María ha reconocido a Cristo no por su figura sino por su palabra, la vibración de su propio nombre en la interioridad de su ser. Ese nombre que conlleva la identidad y que se vincula a otras tradiciones donde el sonido primordial, el naam, la vibración, el nombre secreto de la Divinidad, son en su experiencia el acto más elevado de la conciencia del ser humano, al que apuntan las enseñanzas más profundas de algunas de las principales tradiciones espirituales.

El segundo momento extraordinario de ese pasaje evangélico, es cuando María impulsada por el gozo de ver a su maestro amado, pretende tocarlo y abrazarlo, no obstante él se lo impide diciendo “No me toques que no he vuelto al Padre”.

Si al oír su nombre quedó atónita ante la revelación de la propia palabra dentro de sí, ahora en el umbral de la muerte desgarrada ante sus ojos, acepta esa distancia donde los cuerpos ya no pueden tocarse, porque la vida no está contenida más en la carne.

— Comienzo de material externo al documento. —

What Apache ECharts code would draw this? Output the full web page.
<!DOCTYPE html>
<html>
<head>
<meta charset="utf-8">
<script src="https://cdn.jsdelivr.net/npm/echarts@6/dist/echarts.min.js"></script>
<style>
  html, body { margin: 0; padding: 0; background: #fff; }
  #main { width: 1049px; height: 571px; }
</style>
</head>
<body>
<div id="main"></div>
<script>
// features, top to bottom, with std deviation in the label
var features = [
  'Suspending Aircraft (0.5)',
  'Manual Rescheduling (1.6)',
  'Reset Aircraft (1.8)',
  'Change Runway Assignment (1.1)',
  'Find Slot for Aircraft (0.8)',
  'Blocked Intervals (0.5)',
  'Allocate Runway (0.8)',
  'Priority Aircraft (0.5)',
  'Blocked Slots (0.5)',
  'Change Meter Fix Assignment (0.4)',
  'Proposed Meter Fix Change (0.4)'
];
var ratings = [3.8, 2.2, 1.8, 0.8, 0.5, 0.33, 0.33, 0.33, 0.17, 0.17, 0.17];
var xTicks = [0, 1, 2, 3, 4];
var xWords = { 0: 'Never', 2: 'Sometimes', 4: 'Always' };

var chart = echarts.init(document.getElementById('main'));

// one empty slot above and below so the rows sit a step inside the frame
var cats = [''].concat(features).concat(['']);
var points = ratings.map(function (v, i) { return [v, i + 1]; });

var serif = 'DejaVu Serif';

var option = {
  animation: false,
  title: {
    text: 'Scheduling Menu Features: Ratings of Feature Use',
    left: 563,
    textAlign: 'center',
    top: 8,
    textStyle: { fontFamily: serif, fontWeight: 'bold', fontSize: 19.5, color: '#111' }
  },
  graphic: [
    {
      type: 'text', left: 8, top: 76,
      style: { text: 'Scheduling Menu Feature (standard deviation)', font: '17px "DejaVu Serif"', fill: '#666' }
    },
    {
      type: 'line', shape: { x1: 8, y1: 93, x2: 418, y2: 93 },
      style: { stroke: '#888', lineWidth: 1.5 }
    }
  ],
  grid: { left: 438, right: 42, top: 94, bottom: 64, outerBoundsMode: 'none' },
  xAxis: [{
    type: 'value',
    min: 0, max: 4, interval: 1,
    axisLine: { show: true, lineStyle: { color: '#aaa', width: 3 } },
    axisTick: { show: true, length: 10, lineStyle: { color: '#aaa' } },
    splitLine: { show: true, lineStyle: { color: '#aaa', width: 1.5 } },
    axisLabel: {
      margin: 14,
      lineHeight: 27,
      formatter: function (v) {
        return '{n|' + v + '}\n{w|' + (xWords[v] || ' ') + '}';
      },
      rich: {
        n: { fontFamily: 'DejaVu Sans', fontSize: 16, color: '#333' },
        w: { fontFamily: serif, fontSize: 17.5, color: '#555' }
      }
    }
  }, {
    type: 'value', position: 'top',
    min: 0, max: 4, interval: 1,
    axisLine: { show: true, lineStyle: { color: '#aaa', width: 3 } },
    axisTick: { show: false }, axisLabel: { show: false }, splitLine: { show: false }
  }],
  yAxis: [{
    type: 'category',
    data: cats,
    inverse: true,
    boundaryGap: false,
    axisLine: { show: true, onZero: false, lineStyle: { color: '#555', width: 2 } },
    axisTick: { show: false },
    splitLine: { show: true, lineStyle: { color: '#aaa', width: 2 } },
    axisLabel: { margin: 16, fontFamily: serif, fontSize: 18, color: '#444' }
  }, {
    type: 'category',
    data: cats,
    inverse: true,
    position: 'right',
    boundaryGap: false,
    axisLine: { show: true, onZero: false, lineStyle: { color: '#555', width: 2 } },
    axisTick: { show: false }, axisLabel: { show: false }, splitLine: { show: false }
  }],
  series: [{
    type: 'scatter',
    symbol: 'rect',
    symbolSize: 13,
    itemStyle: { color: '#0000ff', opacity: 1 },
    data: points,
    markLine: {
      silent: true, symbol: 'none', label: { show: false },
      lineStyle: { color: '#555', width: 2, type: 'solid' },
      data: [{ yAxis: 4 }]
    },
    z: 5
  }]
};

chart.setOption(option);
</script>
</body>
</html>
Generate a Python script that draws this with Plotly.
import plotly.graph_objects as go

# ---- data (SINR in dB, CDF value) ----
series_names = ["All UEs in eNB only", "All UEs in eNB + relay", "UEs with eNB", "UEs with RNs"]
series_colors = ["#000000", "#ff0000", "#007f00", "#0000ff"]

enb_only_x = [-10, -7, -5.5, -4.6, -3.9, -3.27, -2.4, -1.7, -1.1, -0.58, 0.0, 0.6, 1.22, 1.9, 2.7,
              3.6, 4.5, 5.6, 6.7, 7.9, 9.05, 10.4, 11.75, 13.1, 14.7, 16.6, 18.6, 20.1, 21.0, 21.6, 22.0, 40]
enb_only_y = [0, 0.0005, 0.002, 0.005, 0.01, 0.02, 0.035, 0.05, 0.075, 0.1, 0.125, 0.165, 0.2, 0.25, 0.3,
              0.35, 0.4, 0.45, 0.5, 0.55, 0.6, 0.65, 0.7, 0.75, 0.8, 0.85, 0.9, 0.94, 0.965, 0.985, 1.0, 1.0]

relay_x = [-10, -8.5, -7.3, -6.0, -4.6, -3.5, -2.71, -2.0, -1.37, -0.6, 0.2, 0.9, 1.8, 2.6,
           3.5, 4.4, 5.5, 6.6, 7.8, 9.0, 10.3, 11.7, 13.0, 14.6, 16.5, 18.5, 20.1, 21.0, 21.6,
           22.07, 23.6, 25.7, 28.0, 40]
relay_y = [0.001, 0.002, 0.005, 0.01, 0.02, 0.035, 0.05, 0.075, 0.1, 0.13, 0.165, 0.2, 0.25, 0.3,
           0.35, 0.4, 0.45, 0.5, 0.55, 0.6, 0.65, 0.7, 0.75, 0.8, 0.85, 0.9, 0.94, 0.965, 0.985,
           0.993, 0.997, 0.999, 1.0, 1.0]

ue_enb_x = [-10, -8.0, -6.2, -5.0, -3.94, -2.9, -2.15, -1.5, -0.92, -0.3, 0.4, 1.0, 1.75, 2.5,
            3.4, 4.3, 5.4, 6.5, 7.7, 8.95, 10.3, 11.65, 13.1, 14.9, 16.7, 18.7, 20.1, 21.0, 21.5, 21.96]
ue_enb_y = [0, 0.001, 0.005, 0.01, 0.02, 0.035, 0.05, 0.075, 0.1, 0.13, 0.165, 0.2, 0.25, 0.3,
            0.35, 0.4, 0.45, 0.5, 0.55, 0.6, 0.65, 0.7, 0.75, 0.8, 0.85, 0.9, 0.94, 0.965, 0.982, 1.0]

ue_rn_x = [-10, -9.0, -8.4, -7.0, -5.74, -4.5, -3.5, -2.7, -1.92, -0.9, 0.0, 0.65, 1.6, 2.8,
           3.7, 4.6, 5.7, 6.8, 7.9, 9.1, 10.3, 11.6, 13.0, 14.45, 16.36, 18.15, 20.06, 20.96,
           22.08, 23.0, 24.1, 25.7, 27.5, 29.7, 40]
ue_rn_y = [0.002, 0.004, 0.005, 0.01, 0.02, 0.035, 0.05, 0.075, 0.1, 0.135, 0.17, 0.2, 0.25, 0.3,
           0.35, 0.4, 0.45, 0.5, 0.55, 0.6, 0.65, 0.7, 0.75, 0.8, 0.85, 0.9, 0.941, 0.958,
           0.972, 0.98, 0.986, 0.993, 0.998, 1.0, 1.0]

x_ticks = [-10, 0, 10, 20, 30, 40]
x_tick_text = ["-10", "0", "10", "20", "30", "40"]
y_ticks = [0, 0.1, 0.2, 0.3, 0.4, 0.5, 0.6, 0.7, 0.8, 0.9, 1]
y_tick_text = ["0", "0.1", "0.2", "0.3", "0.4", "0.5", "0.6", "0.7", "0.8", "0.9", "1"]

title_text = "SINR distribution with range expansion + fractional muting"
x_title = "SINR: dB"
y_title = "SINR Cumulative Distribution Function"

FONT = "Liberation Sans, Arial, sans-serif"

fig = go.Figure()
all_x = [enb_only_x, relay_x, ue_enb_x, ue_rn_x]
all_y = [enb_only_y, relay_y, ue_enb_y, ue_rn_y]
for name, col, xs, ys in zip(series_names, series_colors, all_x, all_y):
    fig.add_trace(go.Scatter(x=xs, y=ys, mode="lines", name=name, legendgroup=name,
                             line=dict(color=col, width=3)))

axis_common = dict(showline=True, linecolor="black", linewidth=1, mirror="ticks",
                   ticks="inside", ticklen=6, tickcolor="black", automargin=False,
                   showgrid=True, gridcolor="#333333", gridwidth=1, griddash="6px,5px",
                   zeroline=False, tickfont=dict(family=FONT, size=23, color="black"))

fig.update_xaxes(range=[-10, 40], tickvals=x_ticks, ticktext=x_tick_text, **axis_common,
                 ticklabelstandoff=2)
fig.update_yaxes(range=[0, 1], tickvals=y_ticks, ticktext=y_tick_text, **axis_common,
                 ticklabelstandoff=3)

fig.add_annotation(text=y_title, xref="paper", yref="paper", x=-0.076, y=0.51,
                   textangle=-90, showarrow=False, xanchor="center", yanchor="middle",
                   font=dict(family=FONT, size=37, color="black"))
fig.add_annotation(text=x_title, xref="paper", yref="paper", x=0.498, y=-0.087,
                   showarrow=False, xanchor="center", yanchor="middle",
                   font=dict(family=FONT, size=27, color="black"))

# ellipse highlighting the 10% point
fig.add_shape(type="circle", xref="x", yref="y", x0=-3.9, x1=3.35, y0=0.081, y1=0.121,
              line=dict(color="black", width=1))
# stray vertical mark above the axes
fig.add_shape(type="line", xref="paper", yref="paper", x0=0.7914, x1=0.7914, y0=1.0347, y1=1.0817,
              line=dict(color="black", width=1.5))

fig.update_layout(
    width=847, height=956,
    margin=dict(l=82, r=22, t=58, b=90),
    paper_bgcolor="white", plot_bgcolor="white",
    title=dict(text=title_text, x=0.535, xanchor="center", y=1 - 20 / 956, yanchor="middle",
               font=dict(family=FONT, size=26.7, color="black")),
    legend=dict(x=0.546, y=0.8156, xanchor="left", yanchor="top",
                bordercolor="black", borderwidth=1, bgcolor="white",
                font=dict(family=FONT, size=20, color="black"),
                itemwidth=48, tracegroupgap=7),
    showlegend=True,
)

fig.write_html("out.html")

“No me toques”, le dice Jesús, porque probablemente eso que ella miraba, era un campo de energía y luz a la manera de un holograma, que al abrazarlo no tendría consistencia alguna, solo aire e imagen, lo que le hubiera provocado un sobresalto mayúsculo.

La mujer se adelanta a reconocer el camino de la vida, María Magdalena es el primer testigo de la resurrección.

Ese relato sucede durante los tres días después de su muerte, lo que coincide con la medida del tiempo de la misma experiencia en otras tradiciones como la budista-tibetana, donde el paso de una dimensión a otra dinamiza los conceptos de vida-muerte, reencarnación-resurrección.

La experiencia de la muerte es intrínseca al cuerpo y la identificación de la vida con este último nos es inseparable. El testimonio del cuerpo del fallecido permite culminar un ciclo de vida, su adiós es un antiquísimo ritual de dolor, paz y esperanza.

Cuando las víctimas no pueden ver el cuerpo de sus seres queridos, el vacío es inmenso y el dolor aparece atrapado en los días y las noches y hasta en los mismos sueños. En esas condiciones el tiempo de la muerte se prolonga indefinidamente, y quisiera vencer a la vida en todos los frentes, incluso en el de la justicia y la esperanza.

Entre el grito y el silencio también hay un lugar para la experiencia de otros que han narrado sus visiones, mismas que pueden ayudar a recuperar la dignidad de los ausentes y la paz perdida.